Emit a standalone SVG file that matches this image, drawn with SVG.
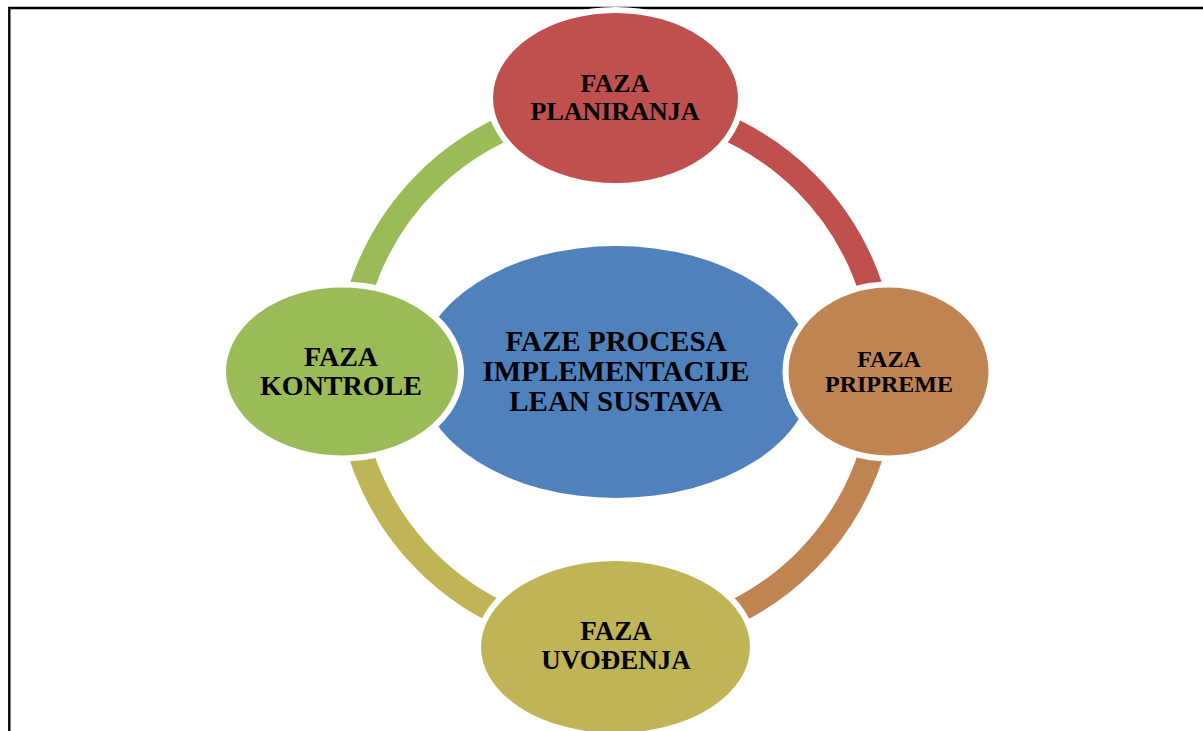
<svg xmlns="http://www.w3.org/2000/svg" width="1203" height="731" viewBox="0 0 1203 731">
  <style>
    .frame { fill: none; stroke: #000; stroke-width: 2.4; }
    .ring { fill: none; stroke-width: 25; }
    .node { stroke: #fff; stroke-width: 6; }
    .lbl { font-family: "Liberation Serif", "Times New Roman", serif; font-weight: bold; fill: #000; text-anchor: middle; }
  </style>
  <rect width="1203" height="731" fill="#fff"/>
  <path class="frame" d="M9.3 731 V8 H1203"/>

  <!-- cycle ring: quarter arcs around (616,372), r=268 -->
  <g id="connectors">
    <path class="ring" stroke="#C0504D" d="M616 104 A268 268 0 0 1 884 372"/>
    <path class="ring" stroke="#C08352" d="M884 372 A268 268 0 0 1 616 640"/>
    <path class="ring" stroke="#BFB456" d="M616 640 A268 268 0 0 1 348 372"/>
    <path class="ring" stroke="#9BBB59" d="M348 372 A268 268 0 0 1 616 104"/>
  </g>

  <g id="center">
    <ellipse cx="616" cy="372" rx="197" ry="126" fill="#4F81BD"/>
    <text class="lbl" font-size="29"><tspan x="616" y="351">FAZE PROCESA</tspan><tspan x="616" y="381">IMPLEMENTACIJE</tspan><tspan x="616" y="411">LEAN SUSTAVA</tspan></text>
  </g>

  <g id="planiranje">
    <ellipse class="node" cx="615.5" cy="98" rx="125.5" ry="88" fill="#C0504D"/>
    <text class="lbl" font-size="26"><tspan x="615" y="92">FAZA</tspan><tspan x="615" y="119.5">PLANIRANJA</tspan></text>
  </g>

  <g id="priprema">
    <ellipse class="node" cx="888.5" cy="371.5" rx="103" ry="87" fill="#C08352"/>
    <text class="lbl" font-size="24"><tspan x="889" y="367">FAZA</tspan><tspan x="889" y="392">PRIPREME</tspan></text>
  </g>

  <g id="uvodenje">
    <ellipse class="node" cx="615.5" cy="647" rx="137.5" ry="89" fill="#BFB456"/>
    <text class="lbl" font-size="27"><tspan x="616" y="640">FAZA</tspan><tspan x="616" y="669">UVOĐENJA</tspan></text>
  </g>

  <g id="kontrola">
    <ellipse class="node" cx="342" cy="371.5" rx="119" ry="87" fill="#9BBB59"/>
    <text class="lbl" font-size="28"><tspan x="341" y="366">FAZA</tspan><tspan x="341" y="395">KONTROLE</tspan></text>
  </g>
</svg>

....

#### Stated task:
Repeat the material verbatim. Do not carry over any picture.

#### The output:
Emit a standalone SVG file that matches this image, drawn with SVG.
<svg xmlns="http://www.w3.org/2000/svg" width="1203" height="731" viewBox="0 0 1203 731">
  <style>
    .frame { fill: none; stroke: #000; stroke-width: 2.4; }
    .ring { fill: none; stroke-width: 25; }
    .node { stroke: #fff; stroke-width: 6; }
    .lbl { font-family: "Liberation Serif", "Times New Roman", serif; font-weight: bold; fill: #000; text-anchor: middle; }
  </style>
  <rect width="1203" height="731" fill="#fff"/>
  <path class="frame" d="M9.3 731 V8 H1203"/>

  <!-- cycle ring: quarter arcs around (616,372), r=268 -->
  <g id="connectors">
    <path class="ring" stroke="#C0504D" d="M616 104 A268 268 0 0 1 884 372"/>
    <path class="ring" stroke="#C08352" d="M884 372 A268 268 0 0 1 616 640"/>
    <path class="ring" stroke="#BFB456" d="M616 640 A268 268 0 0 1 348 372"/>
    <path class="ring" stroke="#9BBB59" d="M348 372 A268 268 0 0 1 616 104"/>
  </g>

  <g id="center">
    <ellipse cx="616" cy="372" rx="197" ry="126" fill="#4F81BD"/>
    <text class="lbl" font-size="29"><tspan x="616" y="351">FAZE PROCESA</tspan><tspan x="616" y="381">IMPLEMENTACIJE</tspan><tspan x="616" y="411">LEAN SUSTAVA</tspan></text>
  </g>

  <g id="planiranje">
    <ellipse class="node" cx="615.5" cy="98" rx="125.5" ry="88" fill="#C0504D"/>
    <text class="lbl" font-size="26"><tspan x="615" y="92">FAZA</tspan><tspan x="615" y="119.5">PLANIRANJA</tspan></text>
  </g>

  <g id="priprema">
    <ellipse class="node" cx="888.5" cy="371.5" rx="103" ry="87" fill="#C08352"/>
    <text class="lbl" font-size="24"><tspan x="889" y="367">FAZA</tspan><tspan x="889" y="392">PRIPREME</tspan></text>
  </g>

  <g id="uvodenje">
    <ellipse class="node" cx="615.5" cy="647" rx="137.5" ry="89" fill="#BFB456"/>
    <text class="lbl" font-size="27"><tspan x="616" y="640">FAZA</tspan><tspan x="616" y="669">UVOĐENJA</tspan></text>
  </g>

  <g id="kontrola">
    <ellipse class="node" cx="342" cy="371.5" rx="119" ry="87" fill="#9BBB59"/>
    <text class="lbl" font-size="28"><tspan x="341" y="366">FAZA</tspan><tspan x="341" y="395">KONTROLE</tspan></text>
  </g>
</svg>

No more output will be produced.